INSTRUCTION | Gather all lines containing the string "matplotlib" and copy them out.
BEGIN RECORDED DATA
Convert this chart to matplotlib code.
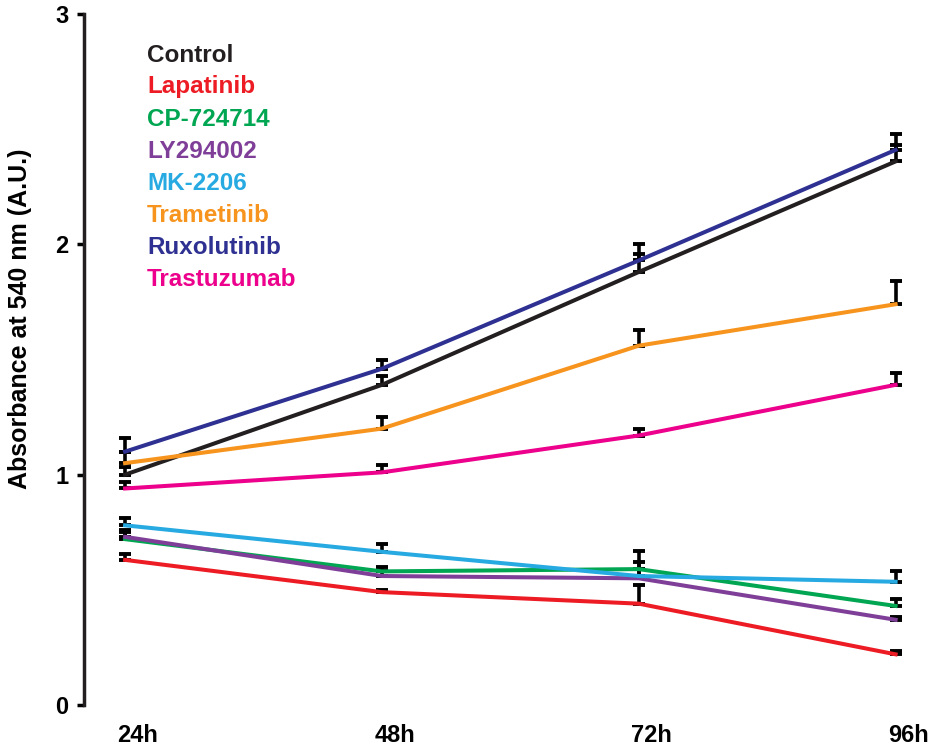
import numpy as np
import matplotlib.pyplot as plt

plt.rcParams['font.family'] = ['Liberation Sans', 'DejaVu Sans']
plt.rcParams['font.weight'] = 'bold'

times = ['24h', '48h', '72h', '96h']
names = ['Control', 'Lapatinib', 'CP-724714', 'LY294002', 'MK-2206',
         'Trametinib', 'Ruxolutinib', 'Trastuzumab']
colors = ['#231f20', '#ed1c24', '#00a651', '#7f3f98', '#27aae1',
          '#f7941d', '#2e3192', '#ec008c']

control = [1.00, 1.39, 1.88, 2.36]
lapatinib = [0.63, 0.49, 0.44, 0.22]
cp724714 = [0.72, 0.58, 0.59, 0.43]
ly294002 = [0.73, 0.56, 0.55, 0.37]
mk2206 = [0.78, 0.665, 0.56, 0.535]
trametinib = [1.05, 1.20, 1.56, 1.74]
ruxolutinib = [1.10, 1.46, 1.93, 2.41]
trastuzumab = [0.94, 1.01, 1.17, 1.39]

control_err = [0.035, 0.04, 0.08, 0.07]
lapatinib_err = [0.025, 0.01, 0.08, 0.015]
cp724714_err = [0.03, 0.02, 0.08, 0.03]
ly294002_err = [0.03, 0.02, 0.07, 0.01]
mk2206_err = [0.03, 0.035, 0.03, 0.045]
trametinib_err = [0.05, 0.05, 0.07, 0.10]
ruxolutinib_err = [0.06, 0.04, 0.07, 0.07]
trastuzumab_err = [0.03, 0.03, 0.03, 0.05]

series = [control, lapatinib, cp724714, ly294002, mk2206,
          trametinib, ruxolutinib, trastuzumab]
errs = [control_err, lapatinib_err, cp724714_err, ly294002_err, mk2206_err,
        trametinib_err, ruxolutinib_err, trastuzumab_err]

fig = plt.figure(figsize=(9.29, 7.46), dpi=100)
ax = fig.add_axes([84/929, 1-705/746, 1-84/929, 691/746])

x = np.arange(len(times))
for y, e, c in zip(series, errs, colors):
    ax.errorbar(x, y, yerr=[np.zeros(len(e)), e], fmt='none', ecolor='black',
                elinewidth=2.6, capsize=4.5, capthick=2.8, zorder=2)
for y, c in zip(series, colors):
    ax.plot(x, y, color=c, lw=2.9, zorder=3)

ax.set_xlim(-0.16, 3.13)
ax.set_ylim(0, 3)
ax.set_yticks([0, 1, 2, 3])
ax.set_yticklabels(['0', '1', '2', '3'], fontsize=17, fontweight='bold')
ax.set_xticks(x + 0.05)
ax.set_xticklabels(times, fontsize=17, fontweight='bold')
ax.tick_params(axis='x', length=0, pad=14)
ax.tick_params(axis='y', length=5, width=2.5, pad=6)
for s in ['top', 'right', 'bottom']:
    ax.spines[s].set_visible(False)
ax.spines['left'].set_linewidth(2.5)
ax.spines['left'].set_color('#231f20')

fig.text(0.021, (1-492/746 + 1-145/746)/2, 'Absorbance at 540 nm (A.U.)',
         rotation=90, fontsize=18, fontweight='bold', ha='center', va='center')

for i, (n, c) in enumerate(zip(names, colors)):
    fig.text(147/929, 1-(55+32*i)/746, n, color=c, fontsize=17.5,
             fontweight='bold', ha='left', va='center')

fig.savefig('out.png', dpi=100)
END RECORDED DATA
RESULT |
Convert this chart to matplotlib code.
import matplotlib.pyplot as plt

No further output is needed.